These oven roasted potatoes are so easy to make and they’re so
delicious…. A perfect side for just about meat…. Great any time of year but
especially perfect for BBQs… let them cook while you prepare the other sides.
TIPS
This recipe can be adapted to your tastes or what you have
available, which is really nice.
I used fresh minced garlic… you can use garlic powder if you
don’t have garlic cloves to mince. I’d
start with a ¼ teaspoon. Beware … garlic
powder loses its potency as it ages on the shelf in your cupboard… so you may
need to adjust the amount to more (to
about ½ teaspoon) if yours is less potent.
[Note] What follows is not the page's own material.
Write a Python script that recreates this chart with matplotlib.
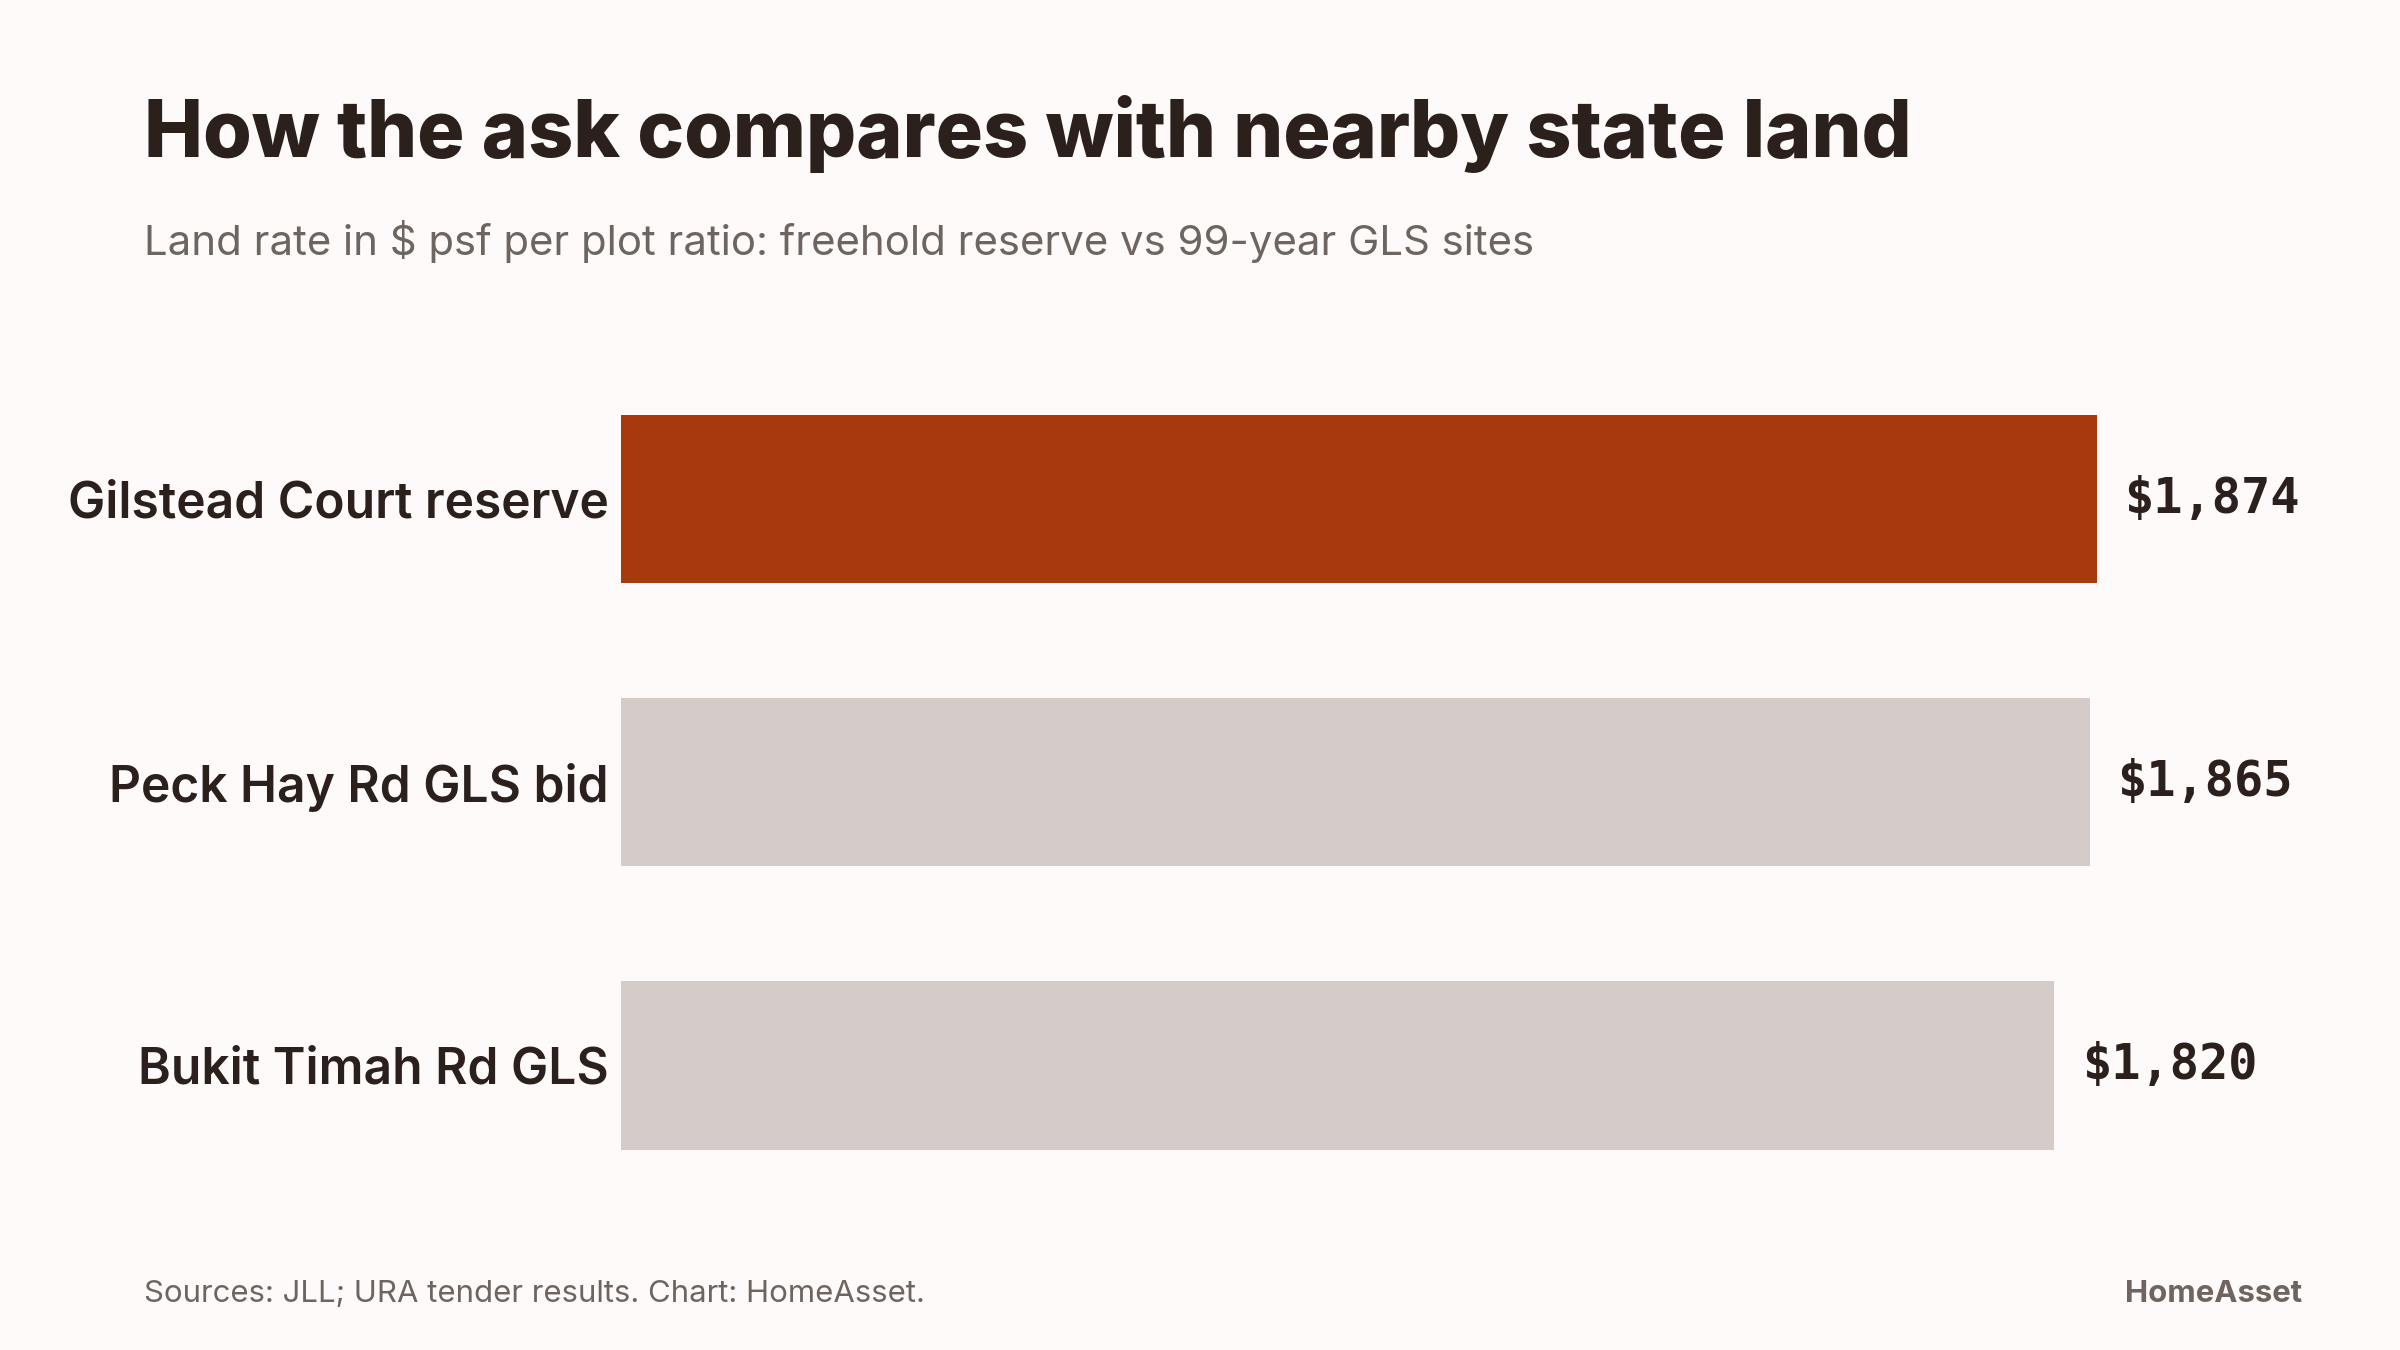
import matplotlib.pyplot as plt

categories = ["Gilstead Court reserve", "Peck Hay Rd GLS bid", "Bukit Timah Rd GLS"]
values = [1874, 1865, 1820]
highlight = [True, False, False]

BG = "#fdfaf9"
DARK = "#2b201c"
GREY_TXT = "#6e6561"
ACCENT = "#a63a0c"
BAR_GREY = "#d5ccc9"

fig = plt.figure(figsize=(24, 13.5), dpi=100, facecolor=BG)

# title + subtitle
fig.text(0.06, 0.884, "How the ask compares with nearby state land",
         fontsize=56.8, fontweight="heavy", color=DARK, family=["Inter", "DejaVu Sans"],
         ha="left", va="baseline")
fig.text(0.06, 0.811, "Land rate in $ psf per plot ratio: freehold reserve vs 99-year GLS sites",
         fontsize=30.2, color=GREY_TXT, family=["Inter", "DejaVu Sans"],
         ha="left", va="baseline")

ax = fig.add_axes([0.2589, 0.0975, 0.9592 - 0.2589, 0.6463])
ax.set_facecolor(BG)

ypos = list(range(len(categories)))
colors = [ACCENT if h else BAR_GREY for h in highlight]
ax.barh(ypos, values, height=0.595, color=colors, edgecolor="none")
ax.set_xlim(0, 2135)
ax.set_ylim(len(categories) - 0.46, -0.54)

ax.set_yticks(ypos)
ax.set_yticklabels(categories, fontsize=35.8, fontweight="semibold", color=DARK,
                   family=["Inter", "DejaVu Sans"])
ax.tick_params(axis="y", length=0, pad=9)
ax.set_xticks([])
for s in ax.spines.values():
    s.set_visible(False)

for y, v in zip(ypos, values):
    ax.annotate(f"${v:,}", xy=(v, y), xytext=(20, 0), textcoords="offset points",
                ha="left", va="center", fontsize=35, fontweight="bold", color=DARK,
                family=["DejaVu Sans Mono"])

# footer
fig.text(0.06, 0.0358, "Sources: JLL; URA tender results. Chart: HomeAsset.",
         fontsize=22.4, color=GREY_TXT, family=["Inter", "DejaVu Sans"],
         ha="left", va="baseline")
fig.text(0.9592, 0.0358, "HomeAsset", fontsize=22.4, fontweight="bold", color=GREY_TXT,
         family=["Inter", "DejaVu Sans"], ha="right", va="baseline")

fig.savefig("out.png", dpi=100, facecolor=BG)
If using fresh garlic take care not to scorch it. It can
become bitter.
I started the garlic in the butter and oil on the stove in
an oven proof skillet. This way it
flavors the oil and butter with the garlic and spreads the flavor over the
potatoes when you toss them. I only
cooked the minced garlic in the butter/oil for about 5 minutes over medium high
heat.
When tossing the potatoes in, I flip them over to make sure
all sides are lightly oiled.
You can also just start them in a baking pan and skip the stove
top step.
To get a nice crisp outside and soft inside, make sure to
have a cut (white side down in the oil in the pan… halfway through baking, take
the pan out and flip them to the other side.
Adjust the amount of butter and oil.. and garlic to the
amount of potatoes… use the same amount
of butter as you do olive oil. You use
both olive oil and butter to temper the butter and keep it from burning.
I cut fairly small pieces of potato… with medium to large
sized potatoes.. I cut them into about eighths.. think of a small tomato cut
into fourths.. about that size. Remember
the larger the size potato pieces the longer it will take to bake.
If you use small red potatoes… cut them in half.
Speaking of potatoes, you can use any variety you prefer..
just make sure you cut the pieces small or plan to adjust your baking time.
Don’t fret if you think you have too much oil/butter
mixture.. just remove them with a slotted spoon when done baking.. you want a
light covering of oil/butter when you sprinkle them with grated parmesan.
All you need:
About 1 ½ - 2 pounds red potatoes, cut into small wedges
2 tablespoon butter
2 tablespoons olive oil
2 large garlic cloves minced *see TIPS
Grated Parmesan
½ teaspoon salt
Chopped fresh parsley for garnish
All you need to do:
Preheat oven to 375.
In an oven proof skillet heat the oil and butter over medium
high heat. Add the garlic and sauté for
about 5 minutes… do not let it scorch … lower heat if necessary. Remove from heat.
TIPS:
If you don’t have fresh garlic to
mince and plan to use garlic powder.. you can skip this step.. just melt the
butter and mix it with the oil and garlic powder.
If you don’t have an oven proof
skillet, and plan to use fresh minced garlic… sauté the garlic in the butter
and oil and then put it in a baking pan to make the potatoes in. Non-stick baking pans are best for this.
Toss the potatoes in the butter and oil mixture, making sure
to coat them completely.
Bake at 375 for a total of 55-60 minutes. Halfway through baking remove them from the
oven and flip them over to crisp the other side *See TIPS section. Potatoes are done when the inside is fork
tender.
Remove them from the baking sheet with a slotted spoon. Sprinkle with salt and grated Parmesan
cheese. Toss them several times during
sprinkling to get them all evenly coated.
Sprinkle with chopped parsley if desired.